Al pastor tacos in Yucatán are very different than in Sinaloa. I haven’t decided yet if I like them as much or if I need to find a new favourite taco. But these were really good. I couldn’t believe I got all this (which has a very generous portion of Tex-Mex style guacamole under the totopos!) and a real strawberry agua fresca for only $79.

Since I was practically in Mérida, I did a quick blip over to Costco. I was amused to find actual Korean people (there is a sizeable Korean community in Mérida) debating the possible merits of the very kimchi dumplings I was coming to pick up. They put them back…

I got in around 2:00 and by the time I’d played with Puppy and had a swim, it was time for a long chat with a friend by phone, then dinner. It’s now almost 9:00. I forgot how long these posts take to write! At any rate, I hope you enjoyed my morning at Dzibilchatún as much as I did!

8 thoughts on “Visiting the Ruins of Dzibilchaltún

    • Well, you didn’t have to experience a glaring sun, biting insects, and spiky plants… 🙂

      It does feel like I went out to play, doesn’t it? 🙂

  1. Thanks for sharing your trip with us two! I found that it easier to me to walk diagonally up and down those pyramids than climbing straight up. I tried that first in Chichen Itza and then again in Uxmal.

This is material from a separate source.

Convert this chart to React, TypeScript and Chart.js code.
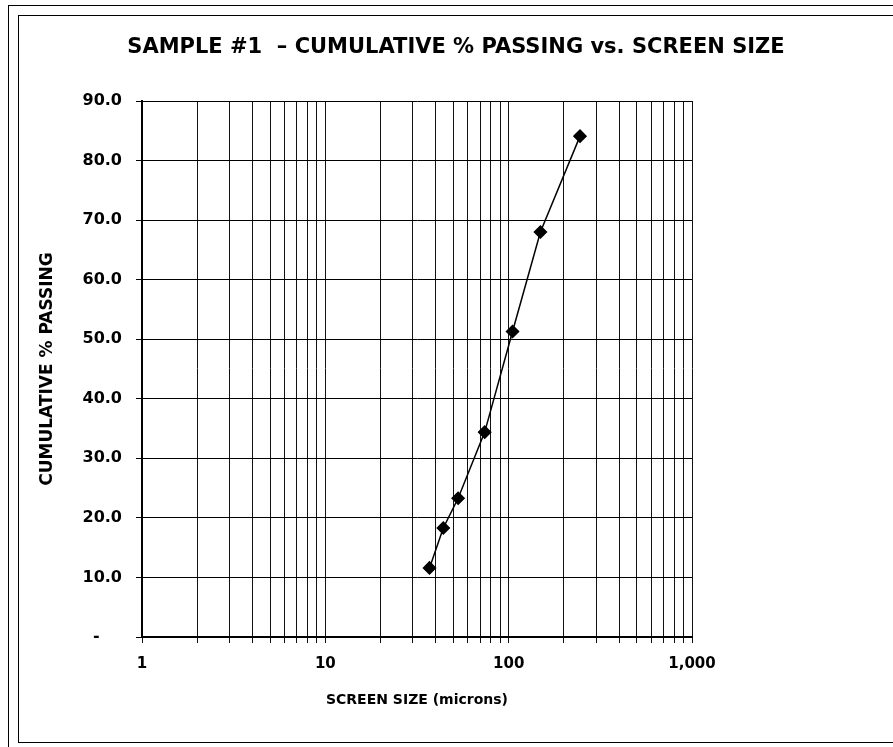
import React, { useEffect, useRef } from 'react';
import { Chart, registerables } from 'chart.js';

Chart.register(...registerables);

// ---- data ----
const screenSizes = [37, 44, 53, 74, 105, 149, 245];
const cumulativePassing = [11.6, 18.3, 23.3, 34.4, 51.3, 68.0, 84.1];
const xTickValues = [1, 10, 100, 1000];
const xTickLabels = ['1', '10', '100', '1,000'];
const xMinorMultipliers = [1, 2, 3, 4, 5, 6, 7, 8, 9];
const yTickValues = [0, 10, 20, 30, 40, 50, 60, 70, 80, 90];

const chartTitle = 'SAMPLE #1  \u2013 CUMULATIVE % PASSING vs. SCREEN SIZE';
const xAxisTitle = 'SCREEN SIZE (microns)';
const yAxisTitle = 'CUMULATIVE % PASSING';

const FONT = '"DejaVu Sans", "Liberation Sans", Arial, sans-serif';

const titlePlugin = {
  id: 'topTitle',
  afterDraw(chart: any) {
    const ctx = chart.ctx;
    ctx.save();
    ctx.font = `bold 21px ${FONT}`;
    ctx.fillStyle = '#000';
    ctx.textAlign = 'center';
    ctx.textBaseline = 'middle';
    ctx.fillText(chartTitle, 456, 48);
    ctx.restore();
  },
};

export default function App() {
  const canvasRef = useRef<HTMLCanvasElement | null>(null);

  useEffect(() => {
    if (!canvasRef.current) return;
    const points = screenSizes.map((x, i) => ({ x, y: cumulativePassing[i] }));
    const xGridValues: number[] = [];
    xTickValues.forEach((decade, i) => {
      if (i === xTickValues.length - 1) {
        xGridValues.push(decade);
      } else {
        xMinorMultipliers.forEach((m) => xGridValues.push(decade * m));
      }
    });
    const chart = new Chart(canvasRef.current, {
      type: 'scatter',
      data: {
        datasets: [
          {
            data: points,
            showLine: true,
            borderColor: '#000',
            backgroundColor: '#000',
            borderWidth: 1.5,
            pointStyle: 'rectRot',
            pointRadius: 6,
            pointHoverRadius: 6,
          },
        ],
      },
      options: {
        animation: false,
        responsive: false,
        devicePixelRatio: 1,
        layout: { padding: { top: 101, right: 201, bottom: 0, left: 0 } },
        plugins: {
          legend: { display: false },
          tooltip: { enabled: false },
          title: { display: false },
        },
        scales: {
          x: {
            type: 'logarithmic',
            min: 1,
            max: 1000,
            afterFit(scale: any) {
              scale.height = 110;
            },
            afterBuildTicks(scale: any) {
              scale.ticks = xGridValues.map((v) => ({ value: v, major: xTickValues.includes(v) }));
            },
            grid: {
              color: '#111',
              lineWidth: 1,
              tickLength: 6,
            },
            border: { color: '#000', width: 2 },
            ticks: {
              autoSkip: false,
              maxRotation: 0,
              padding: 12,
              color: '#000',
              font: { family: FONT, size: 15, weight: 'bold' },
              callback: (value: any) => {
                const idx = xTickValues.indexOf(Number(value));
                return idx >= 0 ? xTickLabels[idx] : '';
              },
            },
            title: {
              display: true,
              text: xAxisTitle,
              color: '#000',
              font: { family: FONT, size: 14, weight: 'bold' },
              padding: 38,
            },
          },
          y: {
            type: 'linear',
            min: 0,
            max: 90,
            afterFit(scale: any) {
              scale.width = 142;
            },
            afterBuildTicks(scale: any) {
              scale.ticks = yTickValues.map((v) => ({ value: v }));
            },
            grid: {
              color: '#000',
              lineWidth: 1,
              tickLength: 6,
            },
            border: { color: '#000', width: 2 },
            ticks: {
              padding: 14,
              color: '#000',
              font: { family: FONT, size: 16, weight: 'bold' },
              callback: (value: any) => (Number(value) === 0 ? '-    ' : Number(value).toFixed(1)),
            },
            title: {
              display: true,
              text: yAxisTitle,
              color: '#000',
              font: { family: FONT, size: 17, weight: 'bold' },
              padding: 37,
            },
          },
        },
      },
      plugins: [titlePlugin],
    });
    return () => chart.destroy();
  }, []);

  return (
    <div
      style={{
        position: 'absolute',
        left: 0,
        top: 0,
        width: 893,
        height: 747,
        overflow: 'hidden',
        background: '#fff',
      }}
    >
      <canvas ref={canvasRef} width={893} height={747} style={{ display: 'block' }} />
      <div
        style={{
          position: 'absolute',
          left: 8,
          top: 5,
          width: 900,
          height: 760,
          borderLeft: '1px solid #000',
          borderTop: '1px solid #000',
          pointerEvents: 'none',
        }}
      />
      <div
        style={{
          position: 'absolute',
          left: 18,
          top: 15,
          width: 900,
          height: 726,
          border: '1.5px solid #000',
          pointerEvents: 'none',
        }}
      />
    </div>
  );
}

    • I’m glad you enjoyed yourself! I also think it’s easier to climb diagonally, but I have no idea why since you’re still hauling yourself up and down the same height steps.

  2. Cool place to walk around and learn new things. I love ruins in Mexico and like to compare them. The food looks good too! Have you made it to the Museum of Anthropology in CDMX? It’s a three-day visit. If you haven’t, you’ll love it.

    • Haven’t been to CDMX yet (except the airport). Good to know about that I need to plan that long for the museum!